For most players, caps at Scotland 7s and club international levels, as well as a domestic league and cup double, would amount to a dream career.

Peter Jericevich concedes that his future is in coaching
Peter Jericevich concedes that his future is in coaching

For Peter Jericevich, though, all those successes only convinced him to switch his focus from playing to coaching at the comparatively tender age of 24.

The scrum-half has taken on the role of player/coach at GHA, having played his last game for Ayr in Saturday's win against Hawick.

"As a player, I have become very frustrated," said the former head coach of Glasgow University.

"I was named as 24th man in Glasgow Warriors' Heineken Cup squad a couple of times and made it to one tournament with the Scotland 7s, but I never really got the chance to progress.

"I feel I deserved more of a chance to make it as a professional but, in Scottish rugby, it is hard to make that final step. I don't want to think about what could have been playing-wise, I can't afford to waste my time. My career lies in coaching, and I don't want to wait till I am 35 to do that. I want to start climbing the ladder towards becoming a coach in the professional game."

The move is part of a major shake-up at GHA, after finishing the National League season on an particularly low note, with a 76-5 loss to champions Boroughmuir.

Gordon Macpherson, the current head coach, is to step down and will be replaced by a new, younger coaching team headed by Craig Sorbie, the 29-year-old the former Watsonians and GHA utility back, who will take up his first head coaching role. Andy Henderson, the club captain who was capped 53 times by Scotland, will also add coaching duties to his playing role.
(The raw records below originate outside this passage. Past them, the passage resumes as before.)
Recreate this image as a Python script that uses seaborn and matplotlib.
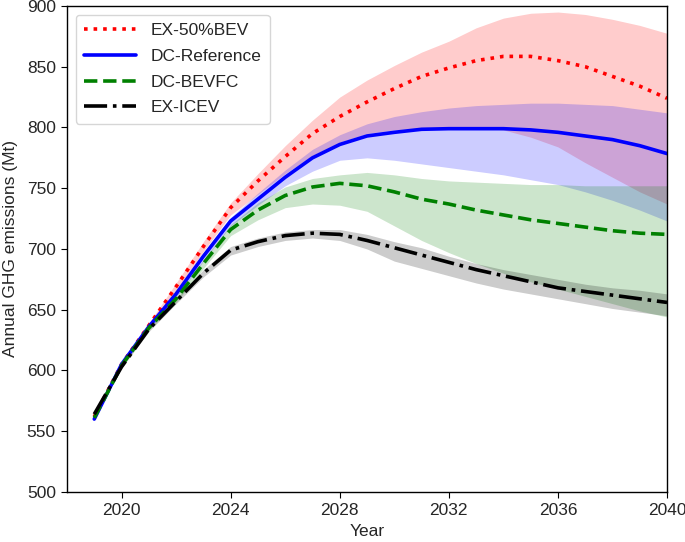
import numpy as np
import pandas as pd
import matplotlib
matplotlib.use("Agg")
import matplotlib.pyplot as plt
import seaborn as sns

years = list(range(2019, 2041))

ex50_mean = [562, 605, 637, 669, 702, 734, 756, 776, 795, 809, 821, 832, 842, 849, 855, 858.5, 858.5, 855, 850, 842, 834, 824]
ex50_hi = [562, 606, 639, 672, 706, 738, 762, 785, 806, 825, 839, 851, 862, 871, 882, 890, 894, 895, 893, 889, 884, 877.5]
ex50_lo = [562, 604, 635, 666, 698, 728, 745, 762, 777, 788, 795, 798, 799.5, 800, 800, 798, 792, 784, 771, 759, 747, 737]

dcref_mean = [560, 605, 636, 663, 694, 723, 741, 759, 775, 786, 793, 796, 798.5, 799, 799, 799, 798, 796, 793, 790, 785, 778.5]
dcref_hi = [560, 606, 637, 665, 697, 726, 746, 765, 782, 794, 803, 809, 813, 816, 818, 819, 820, 820, 819, 818, 815, 812]
dcref_lo = [560, 604, 634, 660, 690, 719, 736, 752, 764, 773, 775, 773, 770, 767, 764, 761, 757, 753, 747, 740, 732, 723]

bevfc_mean = [561, 604, 635, 659, 688, 716, 732, 744, 751, 754, 752, 747, 741, 737, 732, 728, 724, 721, 718, 715, 713, 712]
bevfc_hi = [561, 605, 636, 661, 691, 720, 738, 751, 758, 761, 763, 761, 758, 756, 755, 754, 753, 753, 752, 752, 752, 752]
bevfc_lo = [561, 603, 633, 656, 684, 711, 724, 734, 737, 736, 731, 719, 707, 697, 688, 680, 673, 667, 661, 655, 649, 644]

icev_mean = [564, 603, 634, 657, 680, 699, 706, 711, 713, 712, 707, 701, 695, 689, 683, 678, 673, 668, 665, 662, 659, 656]
icev_hi = [565, 604, 635, 659, 683, 702, 709, 714, 716, 716, 712, 706, 701, 694, 688, 683, 679, 675, 671, 668, 666, 663]
icev_lo = [563, 602, 632, 655, 677, 695, 702, 707, 709, 707, 700, 690, 684, 678, 672, 667, 663, 659, 655, 651, 648, 645]

labels = ["EX-50%BEV", "DC-Reference", "DC-BEVFC", "EX-ICEV"]
colors = ["red", "blue", "green", "black"]
styles = [":", "-", "--", "-."]

x_ticks = [2020, 2024, 2028, 2032, 2036, 2040]
y_ticks = [500, 550, 600, 650, 700, 750, 800, 850, 900]

sns.set_style("ticks")
plt.rcParams["font.family"] = ["Liberation Sans", "DejaVu Sans"]

fig = plt.figure(figsize=(6.85, 5.42), dpi=100)
ax = fig.add_axes([0.0978, 0.0923, 0.876, 0.8967])

series = [(ex50_mean, ex50_lo, ex50_hi), (dcref_mean, dcref_lo, dcref_hi),
          (bevfc_mean, bevfc_lo, bevfc_hi), (icev_mean, icev_lo, icev_hi)]

for (m, lo, hi), c in zip(series, colors):
    ax.fill_between(years, lo, hi, color=c, alpha=0.2, linewidth=0)

for (m, lo, hi), c, ls, lab in zip(series, colors, styles, labels):
    df = pd.DataFrame({"Year": years, "val": m})
    sns.lineplot(data=df, x="Year", y="val", ax=ax, color=c, linestyle=ls,
                 linewidth=2.6, label=lab)

ax.set_xlim(2018, 2040)
ax.set_ylim(500, 900)
ax.set_xticks(x_ticks)
ax.set_yticks(y_ticks)
ax.tick_params(labelsize=12.5, length=4, color="black", pad=4)
ax.set_xlabel("Year", fontsize=12.5, labelpad=4)
ax.set_ylabel("Annual GHG emissions (Mt)", fontsize=12.5, labelpad=6)
for s in ax.spines.values():
    s.set_visible(True)
    s.set_color("black")
    s.set_linewidth(1.0)

leg = ax.legend(loc="upper left", fontsize=12.5, frameon=True, handlelength=3.0,
                borderpad=0.5, labelspacing=0.6, handletextpad=0.8)
leg.get_frame().set_edgecolor("#cccccc")

fig.savefig("out.png", dpi=100)
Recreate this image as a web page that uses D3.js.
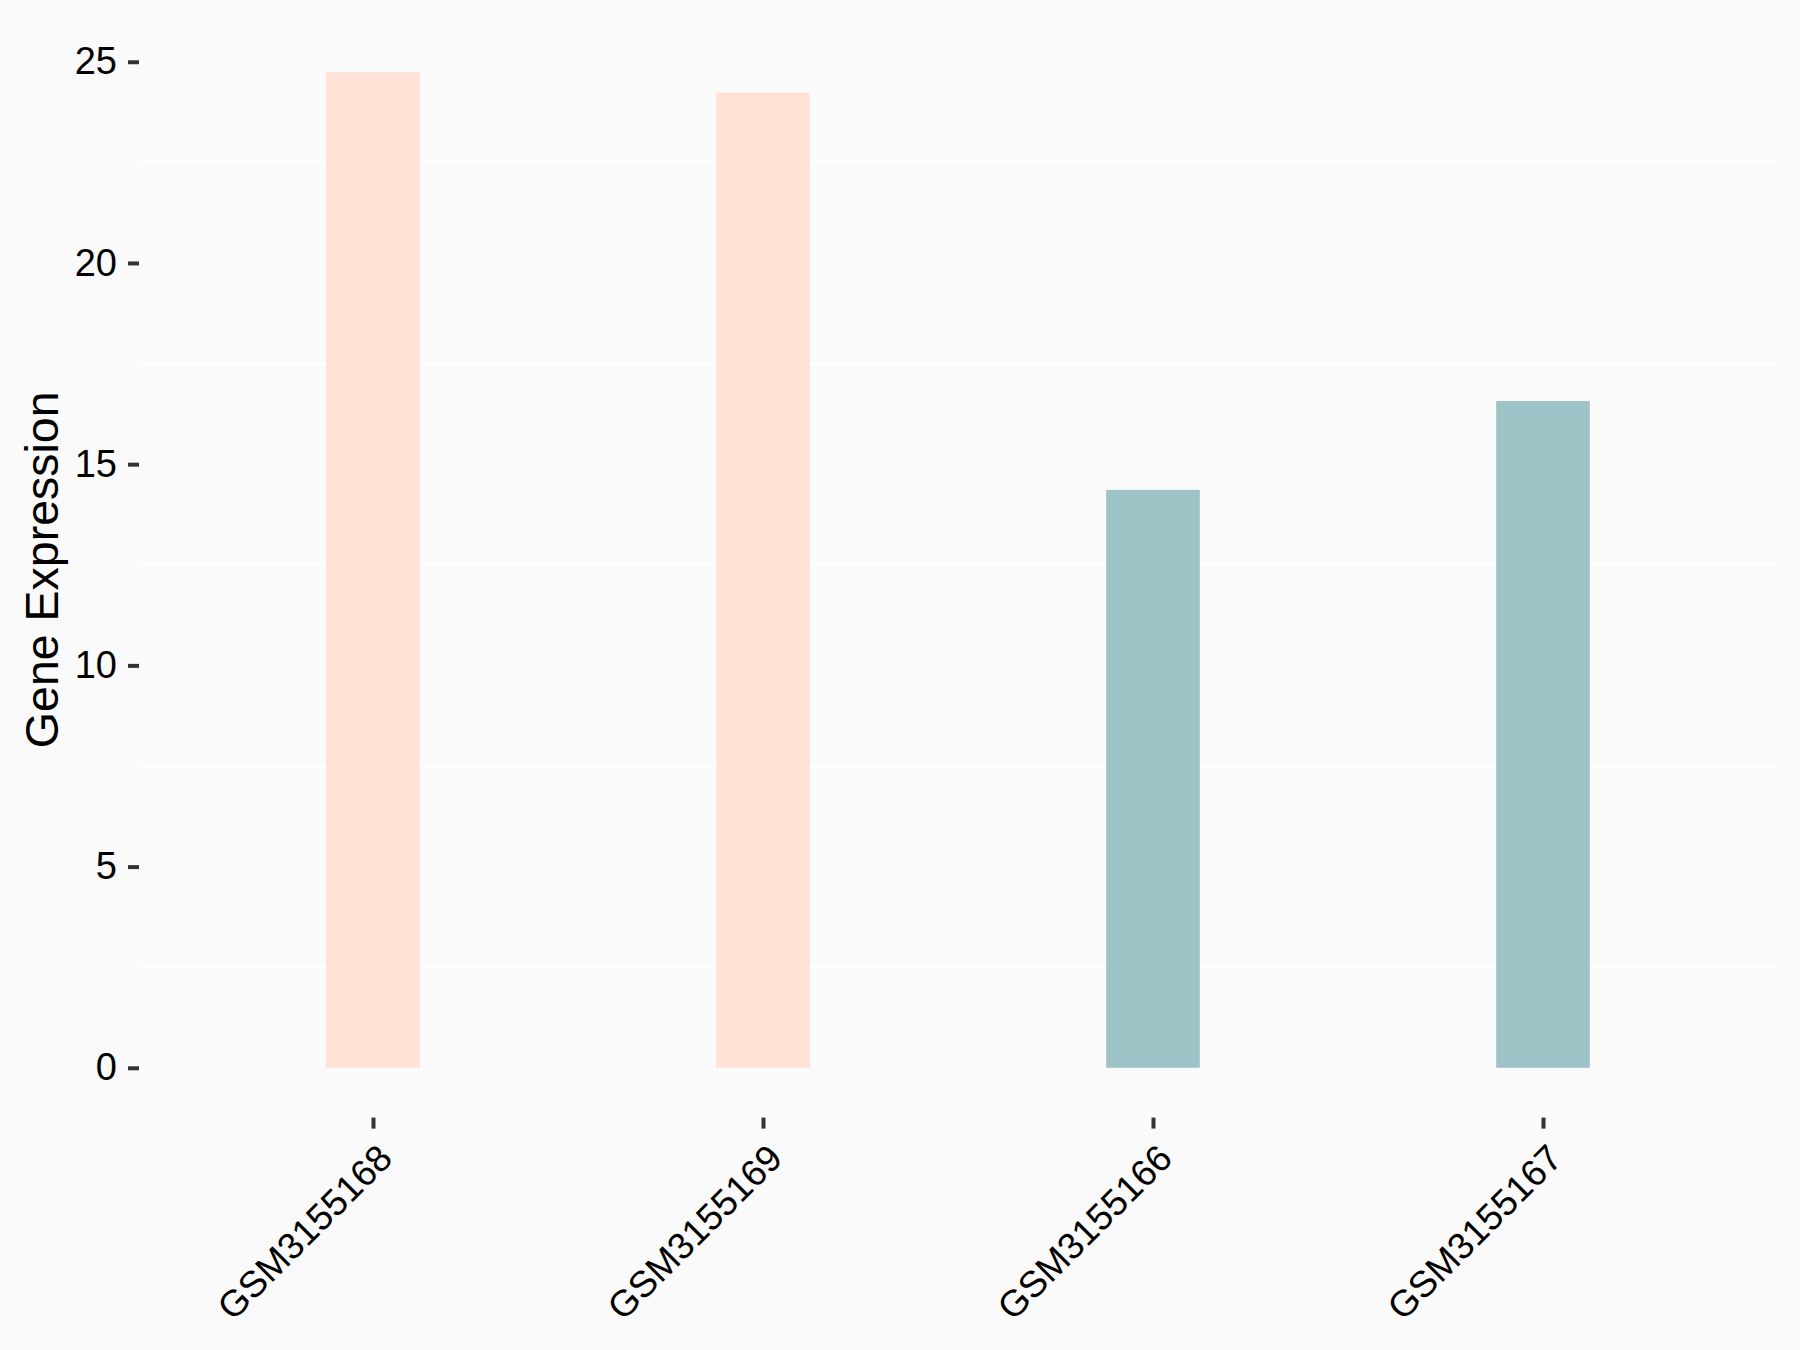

Paul Tyler, a former head coach at the club, will remain in charge of the academy. The club has also applied for a sportscotland grant - still under consideration - which would enable the club to invest further in the youth set-up.

It is all part of the vision of Jericevich's brother Rangi, a winger at the club, who is running unopposed for the post of director of rugby at GHA's annual meeting.

"Craig and Peter demonstrated during interview the ambition and drive we were looking for in our new coaches," said Rangi. "They will bring a fresh approach and we liked the fact that they had ambitions to progress as coaches into the professional game. We hope GHA can help them achieve that.

"Both are ex-GHA players who understand the club and its plans. They will help us compete for a promotion spot and for a place back in the Premiership."

As an 18-year-old, Peter began his senior career at the Braidholm side, when they were in Premiership 1 and that is where the Aberdonian has his sights trained. "GHA is a club with a lot of ambition," he said.

"With the academy, they have the right ideas in place while the new under-20s side will help retain players and develop a team which can feed the senior side.

"While young players coming in is important for the long-term future of the club, I hope my track record as a player will attract some quality recruits. The results are not good enough at the moment. There needs to be more competition for places."

Jericevich, who is community development officer with Glasgow, is looking beyond next season's National League campaign. "To be a success, they need to move away from the concept of rugby just being something you do on Tuesday, Thursday and Saturday," he said.

"Rugby at the top level is all about conditioning, injury prevention and nutrition: it is a big commitment.

"The SRU released their 2016 initiatives and one of the targets was to make it a semi-professional game, with a top tier of eight teams. It is something GHA want, and need, to be a part of. I hope can help get the club there, prove my credentials."